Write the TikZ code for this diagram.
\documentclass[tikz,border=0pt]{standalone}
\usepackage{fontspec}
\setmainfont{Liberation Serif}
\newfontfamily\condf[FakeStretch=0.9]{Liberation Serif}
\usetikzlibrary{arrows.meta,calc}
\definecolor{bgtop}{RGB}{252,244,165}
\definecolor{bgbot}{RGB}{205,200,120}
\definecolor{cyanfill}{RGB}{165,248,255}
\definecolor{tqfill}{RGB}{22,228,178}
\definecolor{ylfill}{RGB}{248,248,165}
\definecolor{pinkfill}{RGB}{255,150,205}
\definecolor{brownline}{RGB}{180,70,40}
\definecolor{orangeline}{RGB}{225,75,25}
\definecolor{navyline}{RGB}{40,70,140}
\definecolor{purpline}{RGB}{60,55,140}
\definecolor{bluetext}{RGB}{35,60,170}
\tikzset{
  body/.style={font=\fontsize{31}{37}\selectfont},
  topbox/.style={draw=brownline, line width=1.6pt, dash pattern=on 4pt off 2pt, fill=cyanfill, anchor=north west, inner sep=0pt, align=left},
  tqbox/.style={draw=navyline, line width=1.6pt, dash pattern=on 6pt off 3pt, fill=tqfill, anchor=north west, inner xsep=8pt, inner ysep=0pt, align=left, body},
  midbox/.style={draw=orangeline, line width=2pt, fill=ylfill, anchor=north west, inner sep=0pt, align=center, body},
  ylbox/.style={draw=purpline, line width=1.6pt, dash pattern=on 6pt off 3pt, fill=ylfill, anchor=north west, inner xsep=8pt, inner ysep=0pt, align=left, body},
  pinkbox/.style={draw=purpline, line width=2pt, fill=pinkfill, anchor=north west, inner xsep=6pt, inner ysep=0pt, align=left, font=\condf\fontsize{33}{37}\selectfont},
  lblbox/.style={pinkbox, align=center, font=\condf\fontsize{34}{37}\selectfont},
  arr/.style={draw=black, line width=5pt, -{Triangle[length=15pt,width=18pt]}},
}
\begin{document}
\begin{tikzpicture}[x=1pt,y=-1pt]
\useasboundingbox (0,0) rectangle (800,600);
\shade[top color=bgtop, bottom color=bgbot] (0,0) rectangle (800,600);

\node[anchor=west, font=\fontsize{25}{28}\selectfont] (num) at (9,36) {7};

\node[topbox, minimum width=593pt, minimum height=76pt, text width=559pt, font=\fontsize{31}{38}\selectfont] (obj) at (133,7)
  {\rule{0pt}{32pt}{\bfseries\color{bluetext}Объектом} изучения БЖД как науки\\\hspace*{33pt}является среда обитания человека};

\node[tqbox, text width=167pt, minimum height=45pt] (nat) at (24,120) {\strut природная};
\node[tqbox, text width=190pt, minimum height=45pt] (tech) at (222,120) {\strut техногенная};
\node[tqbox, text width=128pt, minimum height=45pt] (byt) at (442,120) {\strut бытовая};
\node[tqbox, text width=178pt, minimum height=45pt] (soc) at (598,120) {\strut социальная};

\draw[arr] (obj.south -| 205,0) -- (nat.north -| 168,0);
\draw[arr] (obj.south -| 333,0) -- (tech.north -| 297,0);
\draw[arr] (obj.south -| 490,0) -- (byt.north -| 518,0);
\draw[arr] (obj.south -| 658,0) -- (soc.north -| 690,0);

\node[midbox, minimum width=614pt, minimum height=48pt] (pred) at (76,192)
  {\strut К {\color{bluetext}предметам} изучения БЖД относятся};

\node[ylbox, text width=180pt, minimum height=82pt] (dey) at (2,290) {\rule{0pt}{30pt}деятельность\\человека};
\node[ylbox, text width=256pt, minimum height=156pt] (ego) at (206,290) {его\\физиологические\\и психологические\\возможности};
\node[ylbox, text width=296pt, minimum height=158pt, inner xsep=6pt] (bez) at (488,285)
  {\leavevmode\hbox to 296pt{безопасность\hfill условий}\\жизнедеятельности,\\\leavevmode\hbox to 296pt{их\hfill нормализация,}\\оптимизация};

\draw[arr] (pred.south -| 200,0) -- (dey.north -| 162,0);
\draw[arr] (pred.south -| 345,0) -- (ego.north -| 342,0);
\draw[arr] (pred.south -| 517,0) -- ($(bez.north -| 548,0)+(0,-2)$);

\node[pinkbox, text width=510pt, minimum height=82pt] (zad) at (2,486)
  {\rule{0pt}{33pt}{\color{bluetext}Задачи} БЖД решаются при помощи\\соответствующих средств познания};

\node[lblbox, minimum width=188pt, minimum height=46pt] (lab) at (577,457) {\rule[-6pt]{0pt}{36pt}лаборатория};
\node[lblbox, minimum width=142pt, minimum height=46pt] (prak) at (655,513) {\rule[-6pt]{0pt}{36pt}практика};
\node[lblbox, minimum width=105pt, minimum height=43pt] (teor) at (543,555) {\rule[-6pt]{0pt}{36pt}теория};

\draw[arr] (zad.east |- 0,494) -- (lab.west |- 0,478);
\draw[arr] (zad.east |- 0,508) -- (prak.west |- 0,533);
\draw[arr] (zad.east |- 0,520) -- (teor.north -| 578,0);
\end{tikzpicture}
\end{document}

##########

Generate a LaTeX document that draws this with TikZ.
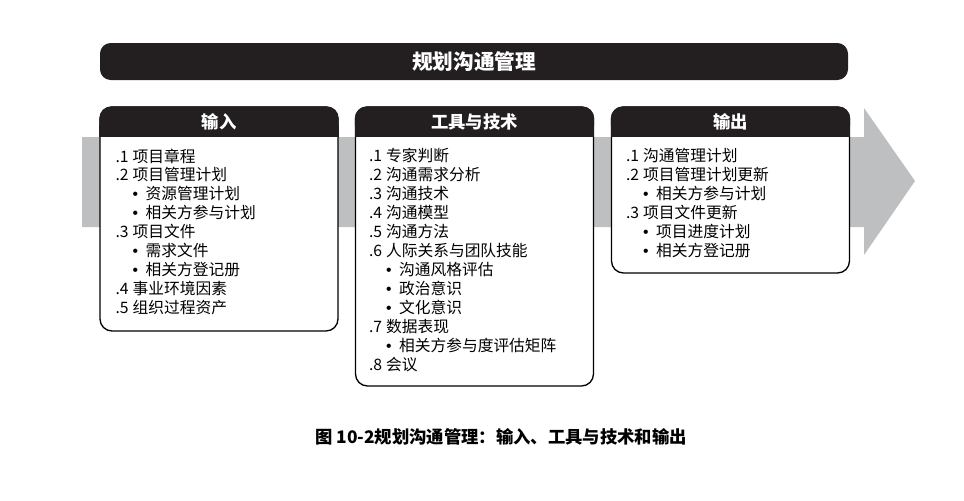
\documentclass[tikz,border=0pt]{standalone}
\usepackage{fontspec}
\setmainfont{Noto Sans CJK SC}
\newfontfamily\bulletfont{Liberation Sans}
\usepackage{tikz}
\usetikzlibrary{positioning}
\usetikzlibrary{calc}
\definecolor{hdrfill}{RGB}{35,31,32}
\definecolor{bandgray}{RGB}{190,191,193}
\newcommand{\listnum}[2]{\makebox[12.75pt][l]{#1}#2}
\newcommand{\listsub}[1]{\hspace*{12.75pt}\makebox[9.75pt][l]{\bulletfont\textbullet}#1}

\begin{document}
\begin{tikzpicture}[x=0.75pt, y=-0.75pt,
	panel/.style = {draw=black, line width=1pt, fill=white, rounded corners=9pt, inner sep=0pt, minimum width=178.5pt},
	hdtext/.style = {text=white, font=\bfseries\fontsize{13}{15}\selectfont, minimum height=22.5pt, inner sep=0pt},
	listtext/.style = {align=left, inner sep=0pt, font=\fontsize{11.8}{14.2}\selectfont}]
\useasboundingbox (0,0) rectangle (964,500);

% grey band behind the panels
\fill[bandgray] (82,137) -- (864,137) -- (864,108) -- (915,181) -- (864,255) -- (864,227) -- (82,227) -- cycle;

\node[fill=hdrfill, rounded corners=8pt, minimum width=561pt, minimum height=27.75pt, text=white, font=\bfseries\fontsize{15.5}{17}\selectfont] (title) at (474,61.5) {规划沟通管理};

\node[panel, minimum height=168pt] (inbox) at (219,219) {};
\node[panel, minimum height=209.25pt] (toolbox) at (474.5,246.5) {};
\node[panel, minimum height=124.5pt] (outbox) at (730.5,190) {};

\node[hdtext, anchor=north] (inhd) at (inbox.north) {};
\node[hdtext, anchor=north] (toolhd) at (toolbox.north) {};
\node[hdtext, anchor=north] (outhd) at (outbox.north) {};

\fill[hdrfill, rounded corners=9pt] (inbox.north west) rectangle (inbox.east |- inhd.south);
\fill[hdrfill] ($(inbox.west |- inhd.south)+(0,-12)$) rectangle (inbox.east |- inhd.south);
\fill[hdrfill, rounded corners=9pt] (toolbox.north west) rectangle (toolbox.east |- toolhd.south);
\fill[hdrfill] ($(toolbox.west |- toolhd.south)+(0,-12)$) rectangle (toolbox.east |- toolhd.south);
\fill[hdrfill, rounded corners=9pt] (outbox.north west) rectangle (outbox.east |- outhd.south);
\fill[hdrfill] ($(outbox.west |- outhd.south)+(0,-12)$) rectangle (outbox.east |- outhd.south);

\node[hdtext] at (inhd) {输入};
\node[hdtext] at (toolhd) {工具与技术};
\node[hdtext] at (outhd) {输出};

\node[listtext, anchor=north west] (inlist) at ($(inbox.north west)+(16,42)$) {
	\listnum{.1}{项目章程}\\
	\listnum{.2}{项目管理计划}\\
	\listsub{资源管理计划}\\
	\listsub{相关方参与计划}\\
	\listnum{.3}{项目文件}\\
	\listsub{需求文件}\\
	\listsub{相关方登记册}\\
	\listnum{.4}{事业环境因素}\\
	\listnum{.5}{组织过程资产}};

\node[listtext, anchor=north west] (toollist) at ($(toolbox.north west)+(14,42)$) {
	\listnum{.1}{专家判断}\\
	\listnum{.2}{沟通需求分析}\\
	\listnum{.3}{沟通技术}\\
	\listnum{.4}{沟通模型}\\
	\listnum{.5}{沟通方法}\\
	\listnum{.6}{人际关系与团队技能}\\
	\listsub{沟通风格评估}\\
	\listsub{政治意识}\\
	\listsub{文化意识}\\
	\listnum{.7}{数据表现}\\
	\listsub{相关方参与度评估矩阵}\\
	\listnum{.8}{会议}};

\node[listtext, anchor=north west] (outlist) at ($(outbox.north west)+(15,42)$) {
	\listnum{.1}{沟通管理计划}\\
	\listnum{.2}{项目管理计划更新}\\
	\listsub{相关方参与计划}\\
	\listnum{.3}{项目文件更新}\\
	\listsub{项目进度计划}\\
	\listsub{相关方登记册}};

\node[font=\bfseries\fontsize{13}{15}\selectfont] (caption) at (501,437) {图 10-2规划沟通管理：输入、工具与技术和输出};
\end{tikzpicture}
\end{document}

##########

#### Required task:
Return the material from the line containing "Generate a LaTeX" through the line containing "anchor=north] (outhd) at", exactly and in full, but without its pictures.

#### Solution for this problem:
Generate a LaTeX document that draws this with TikZ.
\documentclass[tikz,border=0pt]{standalone}
\usepackage{fontspec}
\setmainfont{Noto Sans CJK SC}
\newfontfamily\bulletfont{Liberation Sans}
\usepackage{tikz}
\usetikzlibrary{positioning}
\usetikzlibrary{calc}
\definecolor{hdrfill}{RGB}{35,31,32}
\definecolor{bandgray}{RGB}{190,191,193}
\newcommand{\listnum}[2]{\makebox[12.75pt][l]{#1}#2}
\newcommand{\listsub}[1]{\hspace*{12.75pt}\makebox[9.75pt][l]{\bulletfont\textbullet}#1}

\begin{document}
\begin{tikzpicture}[x=0.75pt, y=-0.75pt,
	panel/.style = {draw=black, line width=1pt, fill=white, rounded corners=9pt, inner sep=0pt, minimum width=178.5pt},
	hdtext/.style = {text=white, font=\bfseries\fontsize{13}{15}\selectfont, minimum height=22.5pt, inner sep=0pt},
	listtext/.style = {align=left, inner sep=0pt, font=\fontsize{11.8}{14.2}\selectfont}]
\useasboundingbox (0,0) rectangle (964,500);

% grey band behind the panels
\fill[bandgray] (82,137) -- (864,137) -- (864,108) -- (915,181) -- (864,255) -- (864,227) -- (82,227) -- cycle;

\node[fill=hdrfill, rounded corners=8pt, minimum width=561pt, minimum height=27.75pt, text=white, font=\bfseries\fontsize{15.5}{17}\selectfont] (title) at (474,61.5) {规划沟通管理};

\node[panel, minimum height=168pt] (inbox) at (219,219) {};
\node[panel, minimum height=209.25pt] (toolbox) at (474.5,246.5) {};
\node[panel, minimum height=124.5pt] (outbox) at (730.5,190) {};

\node[hdtext, anchor=north] (inhd) at (inbox.north) {};
\node[hdtext, anchor=north] (toolhd) at (toolbox.north) {};
\node[hdtext, anchor=north] (outhd) at (outbox.north) {};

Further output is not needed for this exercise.